The OECD is optimistic about a two-pillar package being negotiated into the summer. However, some countries are wary of signing up to another set of rules without clarity of the order of how those rules will be applied.
Speaking at an online conference held by Oxford University’s Centre for Business Taxation on May 5, Victoria Perry, deputy director at the Fiscal Affairs Department of the IMF, called the rule order question “the elephant in the room” for developing countries.
“Civil societies and tax groups working with them are opposed to the notion that the income inclusion rule [IIR] will take precedence over the undertaxed payments rule [UTPR] where residence countries will get first crack at whatever the top-up is, based on minimum tax under pillar two,” she said.
“Though the subject to tax rule comes first, it doesn't entirely fix this issue since in many cases it would require treaty re-negotiation and doesn't apply to all the payments that seem to be important for developing countries,” she added.
Perry pointed out that several low-income countries in sub-Saharan Africa that belonged to the Inclusive Framework already had unilateral variants of the UTPR. “Those that belong would have to agree to eliminate or not impose their existing undertaxed payments rules if pillar two goes forward with the income inclusion rule taking precedence,” she said.
“Rule orders of income inclusion rule and the undertaxed payments rule, is ongoing work but its components are pretty stable, both in design and understood functionality,” said Achim Pross, head of the International Cooperation and Tax Administration division at the OECD’s Centre for Tax Policy and Administration.
Civil societies and tax organisations working with developing countries have proposed a change in rule order with a compromise, where the IIR rule favours residence countries and the undertaxed payments rule favours source countries.
“Their proposal would eliminate the difference, allocate some additional taxing rights to each country, which they refer to as a minimum effective tax rate proposal [METR]. Aside from compromising so that there's no priority of residence and source, it brings in a formula apportionment approach and a unitary tax base,” said Perry.
With 137 members of the Inclusive Framework who have their views on minimum taxes, the cost of the proposed minimum tax is seldom addressed. “We shouldn't be fooling ourselves to think we could broadly enact more taxes and not change taxpayer behaviour,” said Mindy Herzfield, professor of tax law at the University of Florida.
“If what we're trying to do is impose more taxes on foreign earnings of resident companies, we’re making foreign investment, making outbound investment more expensive.

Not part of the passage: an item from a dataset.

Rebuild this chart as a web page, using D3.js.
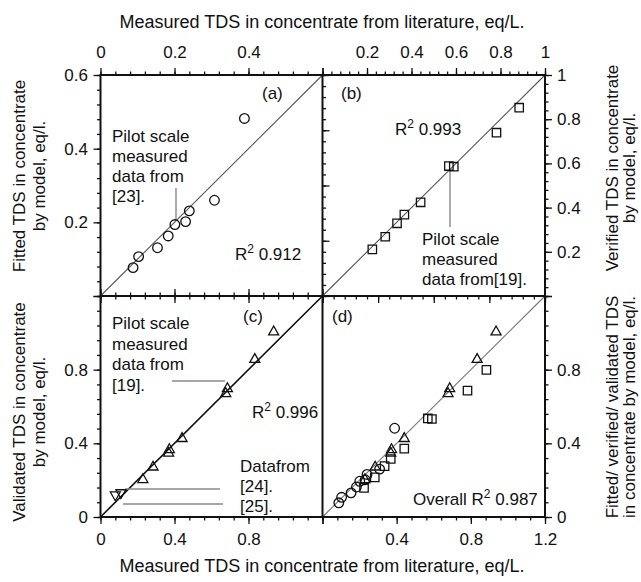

Necessarily, we're taxing it more. So, we must assume that a corollary will be less outbound investment,” said Herzfeld.
Many low-income countries don't want to minimise their ability to offer effective investment incentives. So, there's a tension between applying the minimum tax to all profits, which would make the effect of such investment incentives lower versus just applying it to economic rents in excess profits.
“From the point of view of maximising their revenue they should be for the former but from the point of view of offering effective investment incentives they should really be for the latter,” said Perry.

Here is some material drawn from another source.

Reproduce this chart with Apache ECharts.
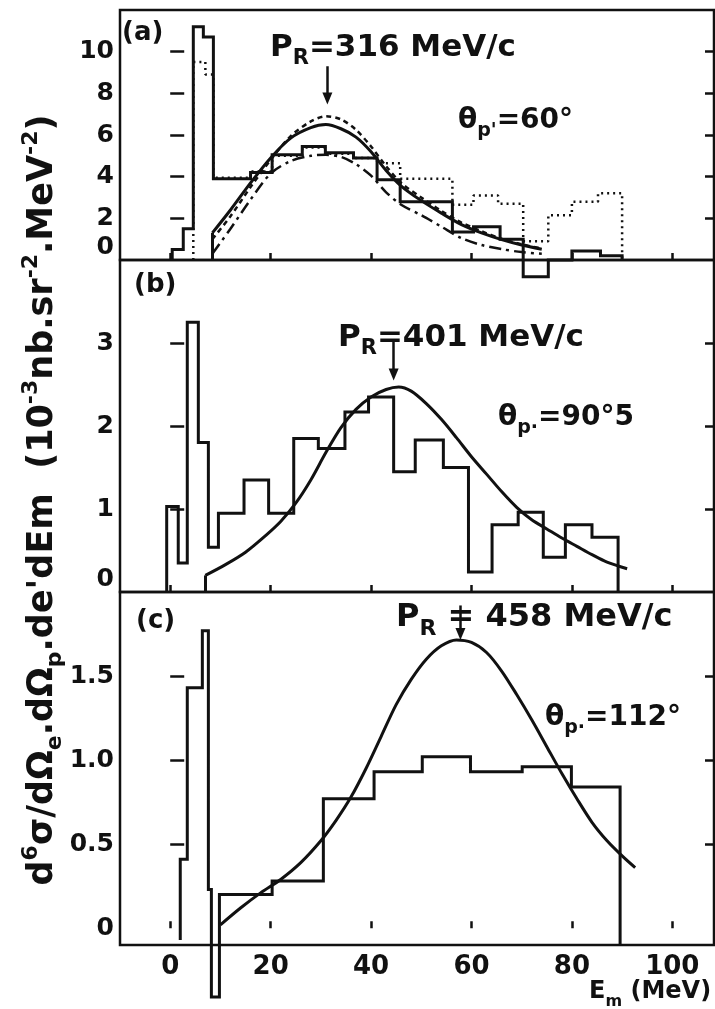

The rationale for leading with the income inclusion rule is that it makes compliance and administration much easier than the undertaxed payments rule, according to Pross.
“The rule order is sometimes exaggerated. We shouldn't assume that rule order determines who gets the money. I don't think we will see an income inclusion rule without some form of an under taxed payment rule. I know that some civil societies have other ideas, but it is a simpler way. Companies already file country-by-country (CbC) reports that generate a certain level of compliance cost that we can leverage off,” said Pross.
“The undertaxed payments rule is the more complicated rule as it has more coordination with countries and more risks of double taxation with information not as easily available to tax administrations,” said Pross explaining how a solid minimum tax in several countries could do away with excessive rules, essentially "decluttering the system".
Low capacity countries who want the undertaxed payments rule more need some sort of simplification according to Perry. “Trying to figure out the relevant effective tax rate to decide whether you have an undertaxed payment is very difficult,” said Perry.
Perry believes that the idea of a substance carve-out is also aimed at advanced countries. “Low-income countries want a system that would let them reduce the effective tax rate on certain investments, but not have it captured by the minimum tax,” she said.
“There's tax sovereignty and then there's telling them they shouldn't have these tax incentives because they need the tax base. It's very hard to say that to people if they feel they have to compete with each other for direct foreign direct investment,” she added.
IMF officials believe that even with the proposed rule order, low-income countries should benefit under the IIR because it reduces the incentive to lower their tax burdens on investment. This effect is stronger if pillar two goes forward on a country-by-country basis, rather than a blended basis.
The importance of minimum tax rates for developing countries is to reduce the level of tax competition, but these countries might have to give up offering effective investment incentives in the process.